-------- SUPPLIED INFORMATION

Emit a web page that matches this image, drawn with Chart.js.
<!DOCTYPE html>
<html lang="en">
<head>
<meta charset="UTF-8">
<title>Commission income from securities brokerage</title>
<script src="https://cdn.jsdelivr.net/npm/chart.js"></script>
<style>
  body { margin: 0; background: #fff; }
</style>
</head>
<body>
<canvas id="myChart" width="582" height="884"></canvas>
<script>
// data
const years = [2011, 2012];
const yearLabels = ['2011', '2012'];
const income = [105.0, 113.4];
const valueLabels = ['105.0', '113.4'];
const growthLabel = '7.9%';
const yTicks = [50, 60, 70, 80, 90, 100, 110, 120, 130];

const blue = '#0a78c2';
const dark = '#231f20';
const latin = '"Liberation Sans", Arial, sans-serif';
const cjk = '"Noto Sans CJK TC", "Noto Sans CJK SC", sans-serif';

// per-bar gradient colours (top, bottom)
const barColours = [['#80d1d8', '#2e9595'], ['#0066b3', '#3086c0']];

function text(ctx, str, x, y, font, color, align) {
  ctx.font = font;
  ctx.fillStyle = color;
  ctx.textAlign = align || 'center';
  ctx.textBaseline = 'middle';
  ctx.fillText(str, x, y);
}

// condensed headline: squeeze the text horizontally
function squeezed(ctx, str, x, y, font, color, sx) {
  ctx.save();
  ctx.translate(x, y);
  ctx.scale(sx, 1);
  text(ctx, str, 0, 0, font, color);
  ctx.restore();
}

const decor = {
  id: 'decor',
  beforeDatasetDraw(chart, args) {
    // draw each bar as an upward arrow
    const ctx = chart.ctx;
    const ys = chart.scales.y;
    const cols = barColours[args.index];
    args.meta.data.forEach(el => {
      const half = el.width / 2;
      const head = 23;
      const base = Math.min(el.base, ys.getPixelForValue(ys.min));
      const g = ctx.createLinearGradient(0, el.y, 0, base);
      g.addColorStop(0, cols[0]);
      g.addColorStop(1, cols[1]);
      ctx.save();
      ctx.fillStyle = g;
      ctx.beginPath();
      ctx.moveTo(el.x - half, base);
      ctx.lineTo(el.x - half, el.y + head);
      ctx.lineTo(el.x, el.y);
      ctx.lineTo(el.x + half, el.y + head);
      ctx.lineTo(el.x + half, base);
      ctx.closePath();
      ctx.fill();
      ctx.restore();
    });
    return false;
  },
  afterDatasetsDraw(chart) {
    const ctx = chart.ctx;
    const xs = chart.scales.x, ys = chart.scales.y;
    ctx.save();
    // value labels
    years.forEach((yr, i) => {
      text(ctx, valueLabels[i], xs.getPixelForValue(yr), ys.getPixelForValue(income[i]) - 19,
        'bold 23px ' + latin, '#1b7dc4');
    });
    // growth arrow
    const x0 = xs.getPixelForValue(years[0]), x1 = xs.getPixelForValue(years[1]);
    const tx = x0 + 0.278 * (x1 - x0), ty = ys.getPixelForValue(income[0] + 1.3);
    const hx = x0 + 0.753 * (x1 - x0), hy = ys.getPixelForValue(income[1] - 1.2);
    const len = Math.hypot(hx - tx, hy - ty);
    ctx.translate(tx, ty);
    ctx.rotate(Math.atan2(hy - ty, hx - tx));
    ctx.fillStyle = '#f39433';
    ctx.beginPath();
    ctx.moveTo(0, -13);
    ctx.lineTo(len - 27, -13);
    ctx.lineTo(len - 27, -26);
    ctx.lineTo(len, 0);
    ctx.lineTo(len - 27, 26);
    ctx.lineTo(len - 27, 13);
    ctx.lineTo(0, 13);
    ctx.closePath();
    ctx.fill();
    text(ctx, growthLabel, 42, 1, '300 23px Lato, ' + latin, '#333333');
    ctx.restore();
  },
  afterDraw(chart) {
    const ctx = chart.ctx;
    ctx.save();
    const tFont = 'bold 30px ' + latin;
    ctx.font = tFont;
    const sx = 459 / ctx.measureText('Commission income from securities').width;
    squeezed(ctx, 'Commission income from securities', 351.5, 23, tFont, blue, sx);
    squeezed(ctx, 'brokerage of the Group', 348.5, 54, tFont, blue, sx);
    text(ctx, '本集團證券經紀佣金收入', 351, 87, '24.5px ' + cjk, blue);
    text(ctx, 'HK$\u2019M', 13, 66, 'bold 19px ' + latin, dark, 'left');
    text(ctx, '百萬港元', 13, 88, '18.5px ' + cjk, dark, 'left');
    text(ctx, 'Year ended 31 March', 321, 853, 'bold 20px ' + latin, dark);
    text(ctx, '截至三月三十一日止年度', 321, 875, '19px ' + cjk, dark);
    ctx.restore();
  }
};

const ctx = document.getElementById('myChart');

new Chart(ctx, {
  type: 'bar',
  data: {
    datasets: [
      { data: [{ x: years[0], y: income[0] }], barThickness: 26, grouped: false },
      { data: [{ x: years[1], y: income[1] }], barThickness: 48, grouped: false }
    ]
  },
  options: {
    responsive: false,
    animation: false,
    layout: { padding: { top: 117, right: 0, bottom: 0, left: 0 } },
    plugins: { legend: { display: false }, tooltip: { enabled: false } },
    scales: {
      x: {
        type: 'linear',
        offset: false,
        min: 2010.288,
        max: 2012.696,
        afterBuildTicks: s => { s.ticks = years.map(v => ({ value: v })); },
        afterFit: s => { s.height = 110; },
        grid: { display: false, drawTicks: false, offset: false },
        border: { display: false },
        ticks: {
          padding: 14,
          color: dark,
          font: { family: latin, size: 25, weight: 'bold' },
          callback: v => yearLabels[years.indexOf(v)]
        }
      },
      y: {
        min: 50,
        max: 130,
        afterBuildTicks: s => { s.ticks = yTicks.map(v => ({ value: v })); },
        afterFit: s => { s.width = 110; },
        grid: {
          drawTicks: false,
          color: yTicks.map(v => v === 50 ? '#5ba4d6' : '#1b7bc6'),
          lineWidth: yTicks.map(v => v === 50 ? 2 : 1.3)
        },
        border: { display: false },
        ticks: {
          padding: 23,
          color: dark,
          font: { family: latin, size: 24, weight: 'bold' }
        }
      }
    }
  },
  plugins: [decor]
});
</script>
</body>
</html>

----------------
-------- SUPPLIED INFORMATION

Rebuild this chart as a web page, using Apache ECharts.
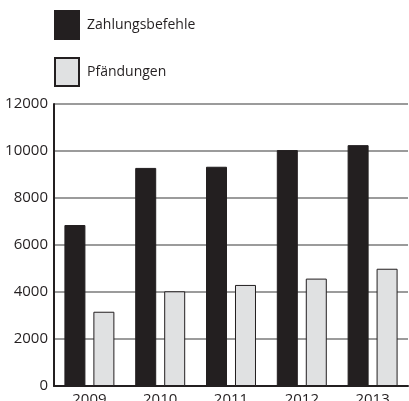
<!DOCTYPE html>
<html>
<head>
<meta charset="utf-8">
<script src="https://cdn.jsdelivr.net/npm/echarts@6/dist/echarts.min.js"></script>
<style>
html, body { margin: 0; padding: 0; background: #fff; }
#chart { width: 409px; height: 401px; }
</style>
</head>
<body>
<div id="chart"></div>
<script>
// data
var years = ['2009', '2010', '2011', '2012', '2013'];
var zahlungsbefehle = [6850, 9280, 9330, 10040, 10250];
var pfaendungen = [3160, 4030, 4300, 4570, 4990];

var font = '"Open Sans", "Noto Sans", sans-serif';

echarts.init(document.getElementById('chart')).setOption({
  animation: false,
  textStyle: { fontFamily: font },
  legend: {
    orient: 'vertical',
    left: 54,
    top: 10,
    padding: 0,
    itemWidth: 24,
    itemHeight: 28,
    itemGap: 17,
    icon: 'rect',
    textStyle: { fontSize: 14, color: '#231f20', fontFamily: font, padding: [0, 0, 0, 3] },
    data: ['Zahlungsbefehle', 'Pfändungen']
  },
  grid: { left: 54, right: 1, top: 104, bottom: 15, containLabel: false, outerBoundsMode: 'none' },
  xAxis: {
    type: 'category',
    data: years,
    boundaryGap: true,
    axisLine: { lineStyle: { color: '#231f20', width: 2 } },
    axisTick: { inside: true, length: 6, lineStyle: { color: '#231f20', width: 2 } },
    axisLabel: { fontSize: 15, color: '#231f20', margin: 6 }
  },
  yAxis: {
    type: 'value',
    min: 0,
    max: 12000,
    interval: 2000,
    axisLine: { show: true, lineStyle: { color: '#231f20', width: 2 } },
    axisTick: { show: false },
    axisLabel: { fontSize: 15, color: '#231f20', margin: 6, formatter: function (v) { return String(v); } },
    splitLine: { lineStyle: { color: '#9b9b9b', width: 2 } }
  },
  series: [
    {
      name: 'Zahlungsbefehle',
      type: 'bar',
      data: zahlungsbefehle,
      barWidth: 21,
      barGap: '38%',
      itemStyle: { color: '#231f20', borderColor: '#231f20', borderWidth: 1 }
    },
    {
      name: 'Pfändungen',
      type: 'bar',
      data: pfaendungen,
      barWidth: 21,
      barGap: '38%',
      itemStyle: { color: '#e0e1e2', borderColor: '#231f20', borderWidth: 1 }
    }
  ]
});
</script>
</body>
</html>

----------------
-------- SUPPLIED INFORMATION

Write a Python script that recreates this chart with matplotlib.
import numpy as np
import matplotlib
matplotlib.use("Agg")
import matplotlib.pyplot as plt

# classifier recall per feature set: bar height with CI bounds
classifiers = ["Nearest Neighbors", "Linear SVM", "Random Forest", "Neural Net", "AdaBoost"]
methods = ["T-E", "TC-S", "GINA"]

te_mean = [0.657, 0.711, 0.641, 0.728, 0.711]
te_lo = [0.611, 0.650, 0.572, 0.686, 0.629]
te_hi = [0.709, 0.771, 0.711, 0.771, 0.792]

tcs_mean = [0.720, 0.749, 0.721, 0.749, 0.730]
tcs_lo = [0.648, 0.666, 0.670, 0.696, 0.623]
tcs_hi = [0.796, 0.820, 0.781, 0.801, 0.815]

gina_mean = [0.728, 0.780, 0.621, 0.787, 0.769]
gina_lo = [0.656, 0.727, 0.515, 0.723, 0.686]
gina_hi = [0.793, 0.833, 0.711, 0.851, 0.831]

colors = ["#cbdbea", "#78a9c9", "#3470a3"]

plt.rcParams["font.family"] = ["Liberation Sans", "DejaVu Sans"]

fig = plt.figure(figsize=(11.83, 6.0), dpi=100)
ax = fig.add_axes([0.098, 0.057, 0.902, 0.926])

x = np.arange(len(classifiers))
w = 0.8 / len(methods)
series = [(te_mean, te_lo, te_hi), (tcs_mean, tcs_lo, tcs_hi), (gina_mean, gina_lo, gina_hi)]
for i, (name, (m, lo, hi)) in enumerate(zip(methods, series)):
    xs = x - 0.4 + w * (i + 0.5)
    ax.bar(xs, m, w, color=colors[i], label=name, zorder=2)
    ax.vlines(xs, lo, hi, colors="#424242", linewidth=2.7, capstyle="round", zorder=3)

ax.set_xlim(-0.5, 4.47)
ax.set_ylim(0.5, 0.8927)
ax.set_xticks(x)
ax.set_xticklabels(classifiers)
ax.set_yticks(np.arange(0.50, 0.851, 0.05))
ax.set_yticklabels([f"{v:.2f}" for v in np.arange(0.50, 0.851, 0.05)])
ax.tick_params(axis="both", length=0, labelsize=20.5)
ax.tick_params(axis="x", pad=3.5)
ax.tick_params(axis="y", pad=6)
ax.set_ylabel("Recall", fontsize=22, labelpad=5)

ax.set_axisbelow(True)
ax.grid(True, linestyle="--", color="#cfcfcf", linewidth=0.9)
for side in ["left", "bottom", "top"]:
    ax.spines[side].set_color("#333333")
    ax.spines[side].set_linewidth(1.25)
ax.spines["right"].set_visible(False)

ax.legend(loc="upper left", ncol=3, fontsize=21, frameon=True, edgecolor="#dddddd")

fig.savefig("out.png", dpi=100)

----------------

* **WHAT THIS TASK INVOLVES**
Set down exactly the lines from the line that contains "Write a Python" to the line that contains "import matplotlib.pyplot as plt", both lines included, and nothing more.

* **ANSWER BELOW**
Write a Python script that recreates this chart with matplotlib.
import numpy as np
import matplotlib
matplotlib.use("Agg")
import matplotlib.pyplot as plt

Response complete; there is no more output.